#### [Given problem]
Locate the line bearing "The picture is" in the material below, then reproduce it and each following line up to and including the line bearing "small_arrows = [(7, 6475.5, '#1a1aff'), (8, 6479.5, '#ff2020')]".

#### [Available data]
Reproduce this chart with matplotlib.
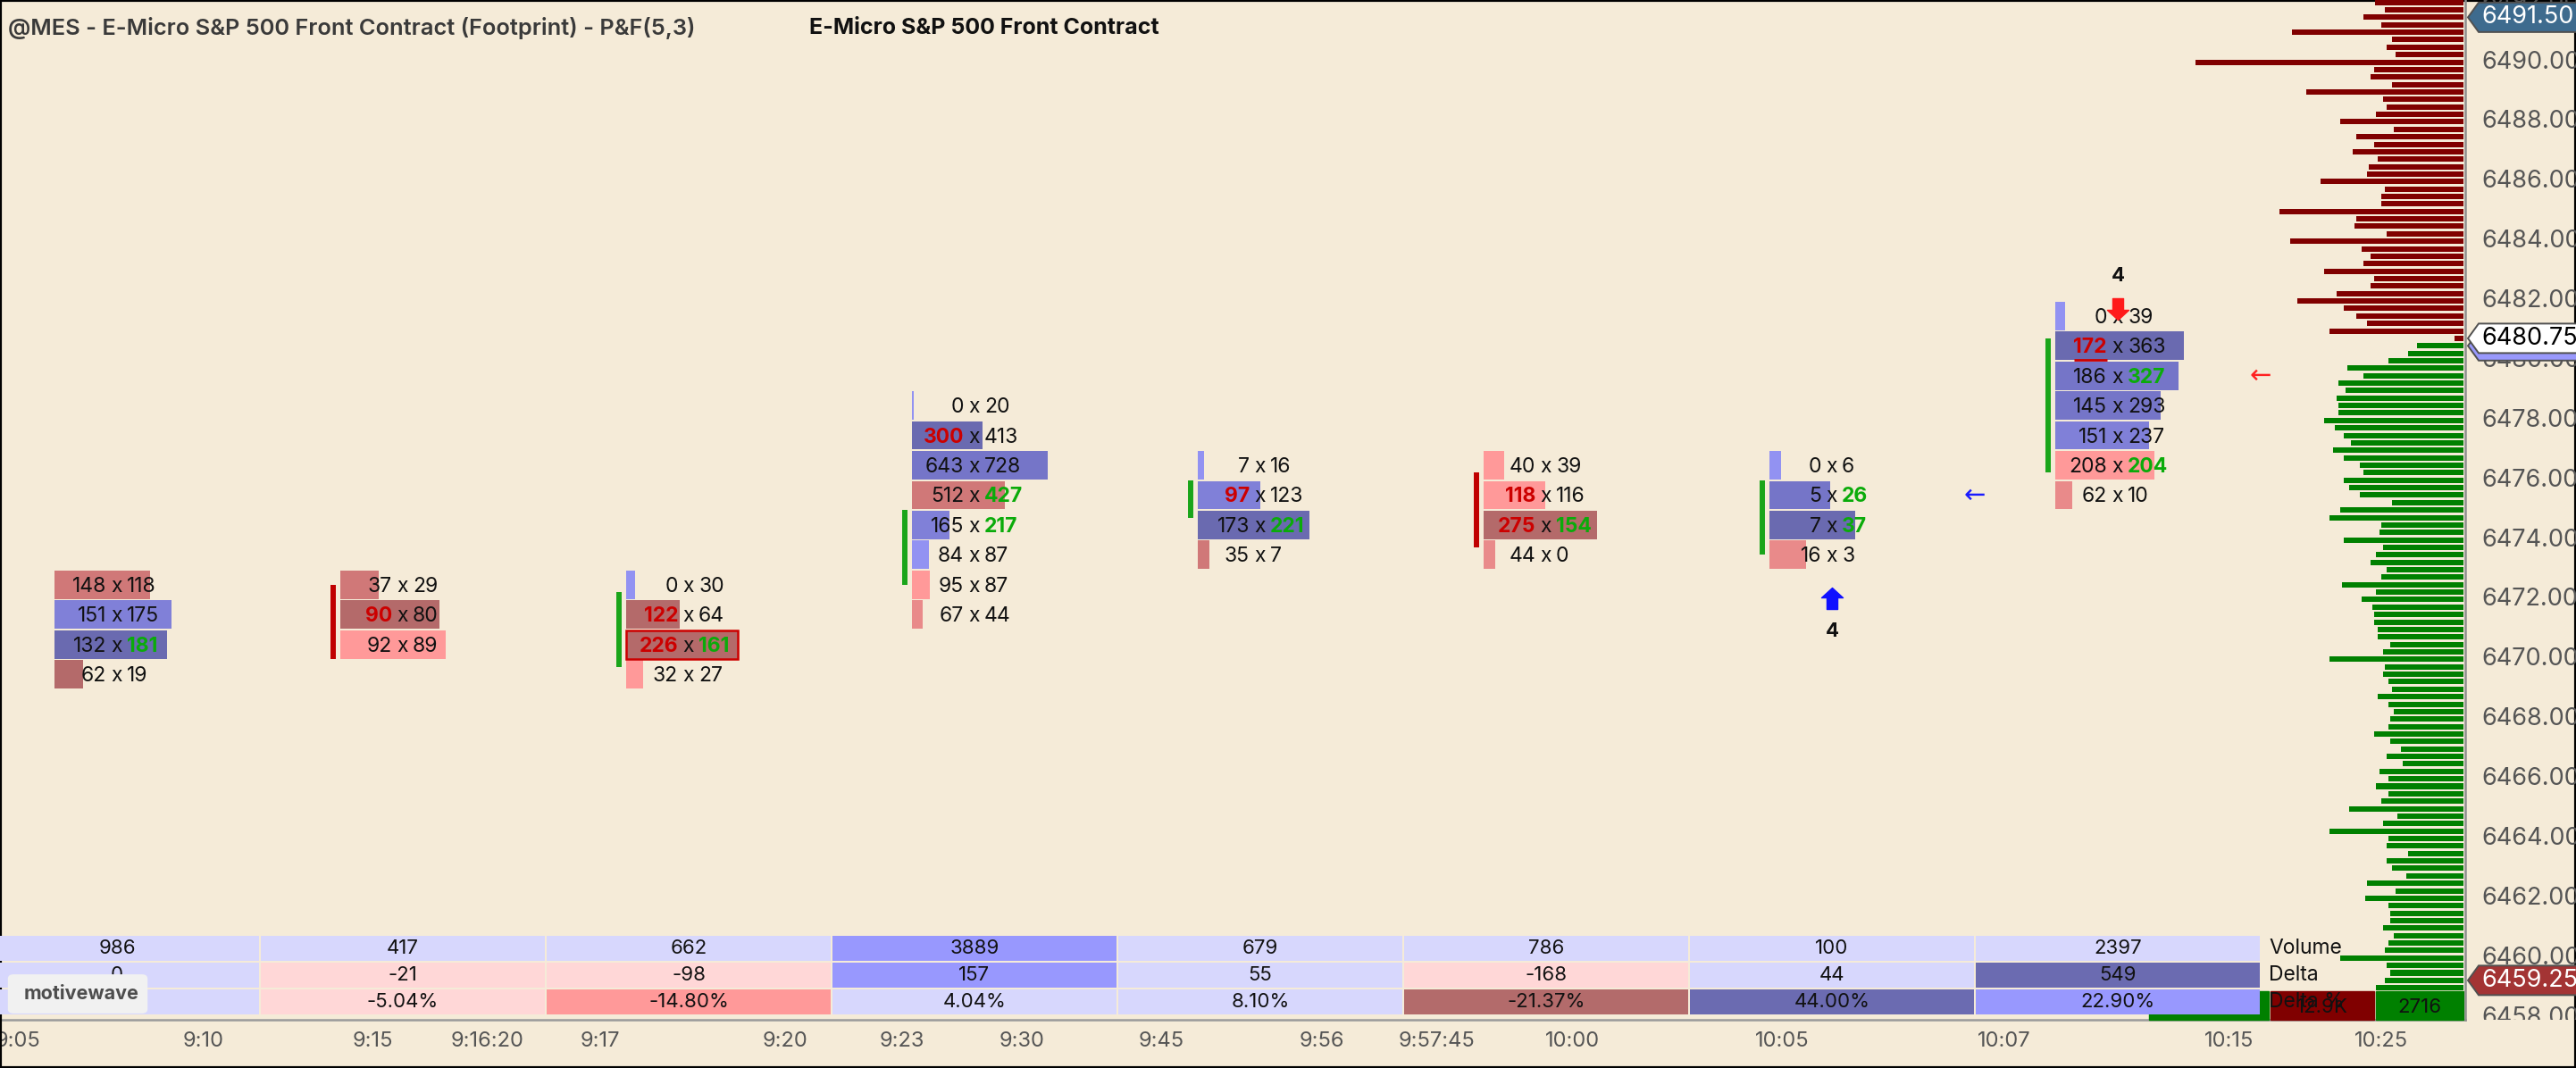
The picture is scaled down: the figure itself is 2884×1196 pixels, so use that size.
import numpy as np
import matplotlib.pyplot as plt
from matplotlib.patches import Rectangle, Polygon, FancyBboxPatch
from matplotlib.path import Path
from matplotlib.transforms import blended_transform_factory

plt.rcParams['font.family'] = ['Inter', 'DejaVu Sans']

W, H, DPI = 2884, 1196, 100
SLOT = 320.0          # pixels per P&F column
BG = '#f5ebd8'

# ---------------- data ----------------
col_top = [6472.5, 6472.5, 6472.5, 6478.5, 6476.5, 6476.5, 6476.5, 6481.5]
bids = [[148, 151, 132, 62],
        [37, 90, 92],
        [0, 122, 226, 32],
        [0, 300, 643, 512, 165, 84, 95, 67],
        [7, 97, 173, 35],
        [40, 118, 275, 44],
        [0, 5, 7, 16],
        [0, 172, 186, 145, 151, 208, 62]]
asks = [[118, 175, 181, 19],
        [29, 80, 89],
        [30, 64, 161, 27],
        [20, 413, 728, 427, 217, 87, 87, 44],
        [16, 123, 221, 7],
        [39, 116, 154, 0],
        [6, 26, 37, 3],
        [39, 363, 327, 293, 237, 204, 10]]
body_open = [None, 6472.5, 6469.75, 6472.5, 6474.75, 6476.25, 6473.5, 6476.25]
body_close = [None, 6470.0, 6472.25, 6475.0, 6476.0, 6473.75, 6476.0, 6480.75]
last_price = 6480.75

signal_cols = [6, 7]
signal_dirs = ['up', 'down']
signal_text = ['4', '4']
small_arrows = [(7, 6475.5, '#1a1aff'), (8, 6479.5, '#ff2020')]

time_pos = [0.153, 0.803, 1.394, 1.794, 2.191, 2.838, 3.247, 3.666,
            4.153, 4.716, 5.116, 5.591, 6.325, 7.103, 7.888, 8.422]
time_lbl = ['9:05', '9:10', '9:15', '9:16:20', '9:17', '9:20', '9:23', '9:30',
            '9:45', '9:56', '9:57:45', '10:00', '10:05', '10:07', '10:15', '10:25']

profile_top = 6492.0
vol_above = [99, 88, 112, 92, 192, 80, 86, 76, 300, 100,
             104, 80, 176, 90, 86, 98, 138, 78, 120, 100,
             124, 96, 106, 108, 160, 88, 92, 92, 206, 120,
             122, 86, 194, 114, 104, 112, 156, 100, 104, 142,
             186, 134, 120, 108, 150, 10]
vol_below = [52, 62, 84, 130, 112, 140, 132, 142, 140, 140, 156, 144,
             134, 126, 146, 134, 116, 112, 134, 128, 116, 80,
             138, 150, 92, 94, 134, 90, 98, 104, 86, 92,
             136, 98, 114, 102, 100, 100, 96, 96, 82, 90,
             150, 88, 90, 84, 80, 96, 84, 78,
             82, 84, 100, 82, 70, 86, 68, 94, 84, 98,
             84, 92, 128, 74, 90, 150, 84, 86, 62, 86,
             80, 64, 108, 76, 110, 84, 82, 82, 90, 78,
             84, 88, 138, 86, 82, 88, 98]
summary_lbl = ['15.6K', '12.9K', '2716']

tick_prices = np.arange(6458, 6493, 2)
# (price, fill, text colour); text colour None = label hidden behind the next tag
tags = [(6491.50, '#3e6b8e', 'white'),
        (6459.25, '#a33434', 'white'),
        (6480.50, '#9898fc', None),
        (6480.75, 'white', 'black')]

# ---------------- styles ----------------
PAL = {'B0': '#9292f2', 'B1': '#8080d8', 'B2': '#7575c8', 'B3': '#6a6ab0',
       'R0': '#ff9999', 'R1': '#e98a8a', 'R2': '#d07878', 'R3': '#b46a6a'}
shades = [['R2', 'B1', 'B3', 'R3'],
          ['R2', 'R3', 'R0'],
          ['B0', 'R3', 'R3', 'R0'],
          ['B0', 'B3', 'B2', 'R2', 'B1', 'B0', 'R0', 'R1'],
          ['B0', 'B1', 'B3', 'R2'],
          ['R0', 'R0', 'R3', 'R1'],
          ['B0', 'B2', 'B3', 'R1'],
          ['B0', 'B3', 'B2', 'B2', 'B1', 'R0', 'R1']]
outlined = [(2, 6470.5)]
TPAL = {'L': '#d7d7fd', 'M': '#9898fe', 'D': '#6b6bb1',
        'PL': '#ffd7d7', 'PM': '#ff9999', 'RD': '#b36b6b'}
tab_shades = [['L', 'L', 'L', 'M', 'L', 'L', 'L', 'L'],
              ['L', 'PL', 'PL', 'M', 'L', 'PL', 'L', 'D'],
              ['L', 'PL', 'PM', 'L', 'L', 'RD', 'D', 'M']]
RED_TXT, GRN_TXT = '#cc0000', '#0aab0a'
FS = 16.5

YMAX, YMIN = 6492.08, 6457.93

fig = plt.figure(figsize=(W / DPI, H / DPI), dpi=DPI, facecolor=BG)


def fax(x0, y0, x1, y1, z=0):
    a = fig.add_axes([x0 / W, 1 - y1 / H, (x1 - x0) / W, (y1 - y0) / H])
    a.set_zorder(z)
    return a


# ---------------- main footprint axes ----------------
ax = fax(0, 0, 2760, 1142, 0)
ax.set_facecolor(BG)
ax.set_xlim(29 / SLOT, 2789 / SLOT)
ax.set_ylim(YMIN, YMAX)
for s in ['top', 'right', 'left']:
    ax.spines[s].set_visible(False)
ax.spines['bottom'].set_color('#9a9a9a')
ax.spines['bottom'].set_linewidth(1.8)
ax.set_yticks([])
ax.set_xticks(time_pos)
ax.set_xticklabels(time_lbl, fontsize=17, color='#555555')
ax.tick_params(axis='x', length=0, pad=9)

underline_txt = None
for i in range(len(bids)):
    b = np.array(bids[i])
    a = np.array(asks[i])
    tot = b + a
    prices = col_top[i] - np.arange(len(b))
    maxw = (96 + 35 * np.log10(tot.sum() / 100.0)) / SLOT
    xc = i + 0.5
    left = xc - 70 / SLOT
    widths = tot / tot.max() * maxw
    ax.barh(prices, widths, height=0.95, left=left,
            color=[PAL[s] for s in shades[i]], zorder=2)
    for (ci, cp) in outlined:
        if ci == i:
            k = int(round(col_top[i] - cp))
            ax.add_patch(Rectangle((left, cp - 0.475), widths[k], 0.95, fill=False,
                                   ec='#cc0000', lw=1.8, zorder=3))
    for j, p in enumerate(prices):
        bid_hi = j > 0 and b[j] > 0 and b[j] >= 2 * a[j - 1]
        ask_hi = j < len(b) - 1 and a[j] > 0 and a[j] >= 2 * b[j + 1]
        ax.annotate('x', (xc, p), xytext=(0, -8), textcoords='offset pixels',
                    ha='center', va='baseline', fontsize=FS, color='#111111', zorder=5)
        tb = ax.annotate(str(b[j]), (xc, p), xytext=(-12, -8), textcoords='offset pixels',
                         ha='right', va='baseline', fontsize=FS, zorder=5,
                         color=RED_TXT if bid_hi else '#111111',
                         fontweight='bold' if bid_hi else 'normal')
        ax.annotate(str(a[j]), (xc, p), xytext=(11, -8), textcoords='offset pixels',
                    ha='left', va='baseline', fontsize=FS, zorder=5,
                    color=GRN_TXT if ask_hi else '#111111',
                    fontweight='bold' if ask_hi else 'normal')
        if i == len(bids) - 1 and abs(last_price - p) <= 0.5:
            underline_txt = (tb, p)
    if body_open[i] is not None:
        up = body_close[i] > body_open[i]
        ax.vlines(xc - 78 / SLOT, min(body_open[i], body_close[i]),
                  max(body_open[i], body_close[i]),
                  color='#1aa51a' if up else '#c00000', lw=4.3, zorder=3)

# P&F reversal signals
up_arrow = Path([(0, 1), (1, 0.08), (0.5, 0.08), (0.5, -1), (-0.5, -1), (-0.5, 0.08),
                 (-1, 0.08), (0, 1)], closed=True)
dn_arrow = Path([(x, -y) for x, y in up_arrow.vertices], closed=True)
for c, d, t in zip(signal_cols, signal_dirs, signal_text):
    xc = c + 0.5
    if d == 'up':
        bottom = col_top[c] - (len(bids[c]) - 1) - 0.5
        ax.plot(xc, bottom - 0.95, marker=up_arrow, ms=17.3, color='#1010ff',
                ls='none', zorder=6)
        ax.text(xc, bottom - 2.06, t, ha='center', va='center', fontsize=16,
                fontweight='bold', color='#111111', zorder=6)
    else:
        top = col_top[c] + 0.5
        ax.plot(xc, top - 0.26, marker=dn_arrow, ms=17.3, color='#ff1a1a',
                ls='none', zorder=6)
        ax.text(xc, top + 0.84, t, ha='center', va='center', fontsize=16,
                fontweight='bold', color='#111111', zorder=6)

for (sx, sp, sc) in small_arrows:
    ax.text(sx, sp, '\u2190', ha='center', va='center', fontsize=21, color=sc,
            family=['DejaVu Sans'], zorder=6)

# ---------------- volume profile ----------------
axp = fax(2400, 0, 2758, 1142, 1)
axp.set_xlim(358, 0)
axp.set_ylim(YMIN, YMAX)
axp.axis('off')
pvol = np.array(vol_above + vol_below)
pprice = profile_top - 0.25 * np.arange(len(pvol))
pcol = np.where(pprice >= last_price, '#800000', '#008000')
axp.barh(pprice, pvol, height=0.18, left=0, color=pcol, zorder=2)

btr = blended_transform_factory(axp.transData, axp.transAxes)
sum_spans = [(218, 134, '#008000'), (100, 116, '#800000'), (0, 98, '#008000')]
for (x0, w, c), lbl in zip(sum_spans, summary_lbl):
    axp.add_patch(Rectangle((x0, 0), w, 0.028, transform=btr, color=c, zorder=3,
                            clip_on=False))
    axp.text(x0 + w / 2, 0.012, lbl, transform=btr, ha='center', va='center',
             fontsize=16, color='#111111', zorder=4)

# ---------------- bottom table ----------------
axt = fax(0, 1047, 2760, 1137, 2)
axt.set_xlim(ax.get_xlim())
axt.set_ylim(3, 0)
axt.axis('off')
vols = [sum(b) + sum(a) for b, a in zip(bids, asks)]
deltas = [sum(a) - sum(b) for b, a in zip(bids, asks)]
rows = [[str(v) for v in vols],
        [str(d) for d in deltas],
        ['%.2f%%' % (100.0 * d / v) for d, v in zip(deltas, vols)]]
gx, gy = 1 / SLOT, 1 / 30.0
for r in range(3):
    for i in range(len(vols)):
        axt.add_patch(Rectangle((i + gx, r + gy), 1 - 2 * gx, 1 - 2 * gy,
                                color=TPAL[tab_shades[r][i]], lw=0, zorder=2))
        if r == 2 and i == 0:
            continue      # covered by the watermark
        axt.text(i + 0.5, r + 0.5, rows[r][i], ha='center', va='center',
                 fontsize=16, color='#111111', zorder=3)
for r, lbl in enumerate(['Volume', 'Delta', 'Delta %']):
    axt.text(2540 / SLOT + 29 / SLOT, r + 0.5, lbl, ha='left', va='center',
             fontsize=16.5, color='#111111', zorder=5)
axt.add_patch(FancyBboxPatch((41 / SLOT, 1.55), 150 / SLOT, 1.3,
                             boxstyle='round,pad=0.01,rounding_size=0.02',
                             fc='#f1f1f1', ec='none', zorder=6, mutation_aspect=8))
axt.text(120 / SLOT, 2.2, 'motivewave', ha='center', va='center', fontsize=15.5,
         fontweight='bold', color='#4d4d4d', zorder=7)

# ---------------- price axis ----------------
axr = fax(2760, 0, 2884, 1142, 3)
axr.set_xlim(0, 124)
axr.set_ylim(YMIN, YMAX)
axr.set_facecolor('none')
for s in ['top', 'right', 'bottom']:
    axr.spines[s].set_visible(False)
axr.spines['left'].set_color('#8e8e8e')
axr.spines['left'].set_linewidth(1.8)
axr.set_xticks([])
axr.set_yticks([])
for p in tick_prices:
    axr.text(18, p, '%.2f' % p, ha='left', va='center', fontsize=19.5,
             color='#555555', clip_on=True, zorder=2)
half = 16.5 / 33.44
for k, (tp, fc, tc) in enumerate(tags):
    poly = Polygon([(3, tp), (15, tp + half), (130, tp + half), (130, tp - half),
                    (15, tp - half)], closed=True, fc=fc, ec='#505050', lw=1.4,
                   zorder=4 + k, clip_on=False)
    axr.add_patch(poly)
    if tc is not None:
        axr.text(18, tp, '%.2f' % tp, ha='left', va='center', fontsize=19.5,
                 color=tc, zorder=4 + k + 0.5)

# ---------------- titles / frame ----------------
fig.text(9 / W, 1 - 31 / H, '@MES - E-Micro S&P 500 Front Contract (Footprint) - P&F(5,3)',
         fontsize=18.3, fontweight='semibold', color='#3a3a3a', va='center')
fig.text(906 / W, 1 - 31 / H, 'E-Micro S&P 500 Front Contract',
         fontsize=18, fontweight='bold', color='#111111', va='center')
fig.add_artist(Rectangle((0, 0), 1, 1, transform=fig.transFigure, fill=False,
                         lw=3, ec='black'))

# underline on the last price row of the last column
fig.canvas.draw()
if underline_txt is not None:
    t, p = underline_txt
    bb = t.get_window_extent()
    inv = ax.transData.inverted()
    (x0, _), (x1, _) = inv.transform([(bb.x0, 0), (bb.x1, 0)])
    ax.plot([x0, x1], [p - 0.46, p - 0.46], color=RED_TXT, lw=2, zorder=6,
            solid_capstyle='butt')

fig.savefig('out.png', dpi=DPI, facecolor=BG)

#### [Response]
The picture is scaled down: the figure itself is 2884×1196 pixels, so use that size.
import numpy as np
import matplotlib.pyplot as plt
from matplotlib.patches import Rectangle, Polygon, FancyBboxPatch
from matplotlib.path import Path
from matplotlib.transforms import blended_transform_factory

plt.rcParams['font.family'] = ['Inter', 'DejaVu Sans']

W, H, DPI = 2884, 1196, 100
SLOT = 320.0          # pixels per P&F column
BG = '#f5ebd8'

# ---------------- data ----------------
col_top = [6472.5, 6472.5, 6472.5, 6478.5, 6476.5, 6476.5, 6476.5, 6481.5]
bids = [[148, 151, 132, 62],
        [37, 90, 92],
        [0, 122, 226, 32],
        [0, 300, 643, 512, 165, 84, 95, 67],
        [7, 97, 173, 35],
        [40, 118, 275, 44],
        [0, 5, 7, 16],
        [0, 172, 186, 145, 151, 208, 62]]
asks = [[118, 175, 181, 19],
        [29, 80, 89],
        [30, 64, 161, 27],
        [20, 413, 728, 427, 217, 87, 87, 44],
        [16, 123, 221, 7],
        [39, 116, 154, 0],
        [6, 26, 37, 3],
        [39, 363, 327, 293, 237, 204, 10]]
body_open = [None, 6472.5, 6469.75, 6472.5, 6474.75, 6476.25, 6473.5, 6476.25]
body_close = [None, 6470.0, 6472.25, 6475.0, 6476.0, 6473.75, 6476.0, 6480.75]
last_price = 6480.75

signal_cols = [6, 7]
signal_dirs = ['up', 'down']
signal_text = ['4', '4']
small_arrows = [(7, 6475.5, '#1a1aff'), (8, 6479.5, '#ff2020')]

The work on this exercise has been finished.